Mind you, this kind of thinking is coming from some of the same people who vehemently attack pro-life conservatives who believe a human life begins at the moment of conception. To make their case, they often claim those on the right are denying science.
Taking a very big proverbial step over some pretty rudimentary scientific facts, ACLU transgender justice campaign manager LaLa Zannell claimed, “Human beings are so complex that each person has the right to define who they are. And ‘X’ and ‘Y’ can’t define who you are in your heart, in your mind, as you’re growing in life.”
But the reality is simple: regardless of our feelings, there are only two biological sexes. Scripture makes that clear in Genesis 1:27, when Moses wrote: “So God created human beings in his own image. In the image of God he created them; male and female he created them.” One verse later, God tells the first human beings to “be fruitful and multiply.”
As Dr. John Skalko, a philosophy professor at St. John’s Seminary in Boston, explained in a 2017 essay, our binary biological sexes are directly connected to our ability to reproduce. And the only way to do that is with one male and one female:
How we fundamentally distinguish male and female then is based upon the two biological roles in reproduction. A human individual that has the basic capacity to reproduce with the female is biologically and truly a male. A human individual that has the basic capacity to reproduce with a male is biologically and truly a female. Male and female are defined in reference to each other, which is why they are correlative terms.
Skalko also made the case for those who are incapable — for whatever reason — of reproducing naturally, comparing people in that category to a mechanic with the intellect but not the tools to repair a damaged vehicle.
“A mechanic that doesn’t have the proper tools is still ‘capable’ of fixing your car,” he explained, “but not in the same way in which a mechanic with the proper tools is ‘capable’ to fix your car in the here and now.”

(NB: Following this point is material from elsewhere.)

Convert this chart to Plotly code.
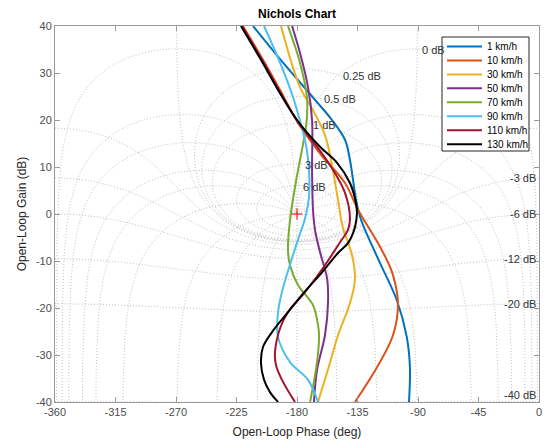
import numpy as np
import plotly.graph_objects as go

# ---------------- data (phase in deg, gain in dB) ----------------
series_names = ["1 km/h", "10 km/h", "30 km/h", "50 km/h", "70 km/h", "90 km/h", "110 km/h", "130 km/h"]

phase_1 = [-212.7, -190.4, -166.6, -154.0, -144.3, -140.6, -138.3, -136.1, -133.1, -129.4, -118.3, -105.8, -98.4, -96.0, -96.7]
gain_1 = [40.0, 32.2, 24.3, 20.0, 15.8, 11.5, 7.2, 3.0, -0.6, -3.4, -10.4, -18.3, -26.1, -32.6, -40.0]

phase_10 = [-220.2, -205.3, -192.6, -179.3, -162.1, -144.3, -134.6, -121.2, -113.1, -108.6, -104.9, -108.6, -120.5, -136.9]
gain_10 = [40.0, 32.8, 26.4, 19.4, 12.6, 6.6, 0.9, -5.5, -9.8, -13.0, -19.0, -25.8, -32.6, -40.0]

phase_30 = [-191.9, -177.8, -168.1, -159.2, -154.7, -149.5, -145.8, -140.6, -137.6, -136.9, -140.6, -149.5, -155.5, -164.4]
gain_30 = [40.0, 27.0, 22.1, 16.8, 11.5, 3.0, -3.0, -7.2, -10.9, -14.1, -19.0, -25.8, -31.7, -40.0]

phase_50 = [-183.7, -177.8, -171.8, -168.8, -168.8, -168.1, -166.6, -162.9, -157.7, -156.9, -159.2, -165.1, -167.4]
gain_50 = [40.0, 34.3, 27.0, 20.0, 9.4, 0.9, -3.4, -8.1, -13.6, -18.7, -25.8, -33.2, -40.0]

phase_70 = [-186.7, -177.8, -172.6, -172.6, -174.0, -177.8, -181.5, -185.2, -186.7, -185.2, -179.3, -168.1, -164.4, -163.6, -165.1, -170.3]
gain_70 = [40.0, 32.2, 24.9, 20.7, 17.2, 11.5, 5.7, -1.3, -7.7, -10.9, -15.1, -19.4, -23.6, -25.8, -31.5, -40.0]

phase_90 = [-204.5, -192.6, -183.0, -177.0, -173.3, -171.1, -171.1, -174.0, -179.3, -183.7, -191.2, -194.1, -194.1, -185.2, -171.8, -164.4]
gain_90 = [40.0, 32.2, 24.9, 19.0, 14.7, 9.4, 3.6, -0.9, -5.5, -9.4, -16.6, -20.9, -26.2, -31.5, -35.3, -40.0]

phase_110 = [-220.9, -206.0, -193.4, -179.3, -165.1, -153.2, -144.3, -140.6, -142.1, -148.0, -159.2, -174.0, -186.7, -192.6, -196.4, -195.6, -191.2, -181.5]
gain_110 = [40.0, 32.8, 26.4, 19.6, 14.3, 9.4, 4.5, -0.9, -3.4, -6.0, -10.9, -16.6, -20.9, -24.3, -29.6, -32.2, -35.3, -40.0]

phase_130 = [-221.7, -206.8, -194.1, -180.0, -162.9, -150.2, -140.6, -136.1, -135.4, -136.9, -142.1, -149.5, -161.4, -176.3, -186.7, -196.4, -205.3, -206.8, -204.5, -200.1, -194.1]
gain_130 = [40.0, 32.8, 26.4, 20.0, 14.3, 10.9, 6.6, 2.3, 0.2, -2.8, -6.2, -8.3, -12.4, -17.2, -20.9, -24.3, -28.3, -31.7, -35.3, -37.9, -40.0]

series_phase = [phase_1, phase_10, phase_30, phase_50, phase_70, phase_90, phase_110, phase_130]
series_gain = [gain_1, gain_10, gain_30, gain_50, gain_70, gain_90, gain_110, gain_130]

# Nichols grid levels
m_levels_db = [6, 3, 1, 0.5, 0.25, 0, -1, -3, -6, -12, -20, -40]
n_levels_deg = [1, 5, 10, 20, 30, 50, 90, 120, 150, 180, -1, -5, -10, -20, -30, -50, -90, -120, -150]
labelled_m = [6, 3, 1, 0.5, 0.25, 0, -3, -6, -12, -20, -40]

x_ticks = [-360, -315, -270, -225, -180, -135, -90, -45, 0]
y_ticks = [-40, -30, -20, -10, 0, 10, 20, 30, 40]
x_range = [-360, 0]
y_range = [-40, 40]

# ---------------- styles / layout constants ----------------
colors = ["#0072BD", "#D95319", "#EDB120", "#7E2F8E", "#77AC30", "#4DBEEE", "#A2142F", "#000000"]
grid_color = "#c0c0c0"
axis_color = "#9a9a9a"
font_family = "Liberation Sans, Arial, Helvetica, sans-serif"
W, H = 549, 442
PL, PR, PT, PB = 55, 539, 26, 402          # plot-area edges in pixels
LEG_BOX = (442, 529, 37, 151)              # legend box left, right, top, bottom (px)
LEG_ROW0, LEG_ROW_STEP = 46.5, 13.95       # first row centre, row spacing (px)
LEG_LINE = (447, 482)                      # legend sample line x-extent (px)
LEG_TEXT_X = 485


def px_x(p):
    return (p - PL) / (PR - PL)


def px_y(p):
    return (PB - p) / (PB - PT)


def to_nichols(G):
    ph = np.degrees(np.angle(G))
    ph = np.where(ph > 0, ph - 360.0, ph)
    g = 20 * np.log10(np.abs(G))
    return ph, g


def m_contour(mdb):
    M = 10 ** (mdb / 20.0)
    th = np.concatenate([np.logspace(-4, 0, 500), np.linspace(1, 2 * np.pi - 1, 900)[1:-1],
                         2 * np.pi - np.logspace(0, -4, 500)])
    T = M * np.exp(1j * th)
    return to_nichols(T / (1 - T))


def n_contour(psi):
    p = np.radians(psi)
    m = np.logspace(-3, 4, 1500)
    if abs(psi) < 90:
        m0 = 1 / np.cos(p)
        m = np.unique(np.concatenate([m, m0 * (1 + np.linspace(-0.25, 0.25, 1201))]))
    T = m * np.exp(1j * p)
    return to_nichols(T / (1 - T))


def join(curves):
    xs, ys = [], []
    for ph, g in curves:
        for a, b in zip(np.round(ph, 3), np.round(g, 3)):
            if b < 60:
                xs.append(float(a)); ys.append(float(b))
            else:
                xs.append(None); ys.append(None)
        xs.append(None); ys.append(None)
    return xs, ys


fig = go.Figure()

mx, my = join([m_contour(v) for v in m_levels_db])
nx, ny = join([n_contour(v) for v in n_levels_deg])
for gx, gy in [(mx, my), (nx, ny)]:
    fig.add_trace(go.Scatter(x=gx, y=gy, mode="lines", showlegend=False, hoverinfo="skip",
                             line=dict(color=grid_color, width=1, dash="1px,2px")))

# critical point marker
fig.add_trace(go.Scatter(x=[-180], y=[0], mode="markers", showlegend=False, hoverinfo="skip",
                         marker=dict(symbol="cross-thin", size=8, color="#ff0000",
                                     line=dict(color="#ff0000", width=1))))

for name, ph, g, c in zip(series_names, series_phase, series_gain, colors):
    fig.add_trace(go.Scatter(x=ph, y=g, mode="lines", name=name, showlegend=False,
                             line=dict(color=c, width=2, shape="spline", smoothing=1.0)))

# grid labels
annotations = []
for mdb in labelled_m:
    M = 10 ** (mdb / 20.0)
    if mdb >= 0:
        T = M * np.exp(-1j * np.radians(1.0))
        ph, g = to_nichols(np.array([T / (1 - T)]))
        annotations.append(dict(x=float(ph[0]), y=float(g[0]), text=f"{mdb:g} dB", showarrow=False,
                                xanchor="left", yanchor="middle", xshift=3, yshift=-1,
                                font=dict(size=11, color="#333333", family=font_family)))
    else:
        g0 = 20 * np.log10(M / (1 - M))
        annotations.append(dict(x=x_range[1], y=float(max(g0, y_range[0] + 1.4)), text=f"{mdb:g} dB",
                                showarrow=False, xanchor="right", yanchor="middle", xshift=-1,
                                font=dict(size=11, color="#333333", family=font_family)))

# legend (MATLAB-style compact box)
shapes = [dict(type="rect", xref="paper", yref="paper", layer="above",
               x0=px_x(LEG_BOX[0]), x1=px_x(LEG_BOX[1]), y0=px_y(LEG_BOX[3]), y1=px_y(LEG_BOX[2]),
               fillcolor="white", line=dict(color="#262626", width=1))]
for i, (name, c) in enumerate(zip(series_names, colors)):
    yy = px_y(LEG_ROW0 + i * LEG_ROW_STEP)
    shapes.append(dict(type="line", xref="paper", yref="paper", layer="above",
                       x0=px_x(LEG_LINE[0]), x1=px_x(LEG_LINE[1]), y0=yy, y1=yy,
                       line=dict(color=c, width=2)))
    annotations.append(dict(xref="paper", yref="paper", x=px_x(LEG_TEXT_X), y=yy, text=name,
                            showarrow=False, xanchor="left", yanchor="middle",
                            font=dict(size=10, color="#000000", family=font_family)))

axis_common = dict(showline=True, linecolor=axis_color, linewidth=1, mirror="ticks", ticks="inside",
                   ticklen=5, tickcolor=axis_color, showgrid=False, zeroline=False, automargin=False,
                   tickfont=dict(size=11, color="#4d4d4d", family=font_family))

fig.update_layout(
    width=W, height=H,
    margin=dict(l=PL, r=W - PR, t=PT, b=H - PB, autoexpand=False),
    paper_bgcolor="white", plot_bgcolor="white",
    font=dict(family=font_family),
    title=dict(text="<b>Nichols Chart</b>", xref="paper", x=0.5, xanchor="center",
               yref="container", y=1 - 14 / H, yanchor="middle",
               font=dict(size=12, color="#000000", family=font_family)),
    xaxis=dict(range=x_range, tickvals=x_ticks, ticktext=[str(v) for v in x_ticks],
               title=dict(text="Open-Loop Phase (deg)", standoff=10,
                          font=dict(size=12, color="#262626", family=font_family)),
               **axis_common),
    yaxis=dict(range=y_range, tickvals=y_ticks, ticktext=[str(v) for v in y_ticks],
               title=dict(text="Open-Loop Gain (dB)", standoff=6,
                          font=dict(size=12, color="#262626", family=font_family)),
               **axis_common),
    annotations=annotations,
    shapes=shapes,
    showlegend=False,
)

fig.write_html("out.html", config={"displayModeBar": False},
               post_script="document.body.style.margin='0';document.body.style.padding='0';")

He went on to argue a biological male “could impregnate [a biological female], given that he has the appropriate functioning organs. A female, however, cannot impregnate another female.”
Despite these basic understandings, though, the people over at Teen Vogue are not convinced.
Writer Katrina Karkazis, co-author of the book “Testosterone: An Unauthorized Biography,” argued an individual’s biological sex is not in any way determined by nature. Rather, she said people’s sexes are determined by personal declaration alone.
“Too many people,” she lamented, “still believe that there’s such a thing as a true sex and that it comes from your chromosomes. It’s not the case. Science has known this for decades, and it’s actually a consensus in science and uncontroversial.”
The truth, though, is quite the opposite: it is not a consensus and it is controversial to suggest otherwise.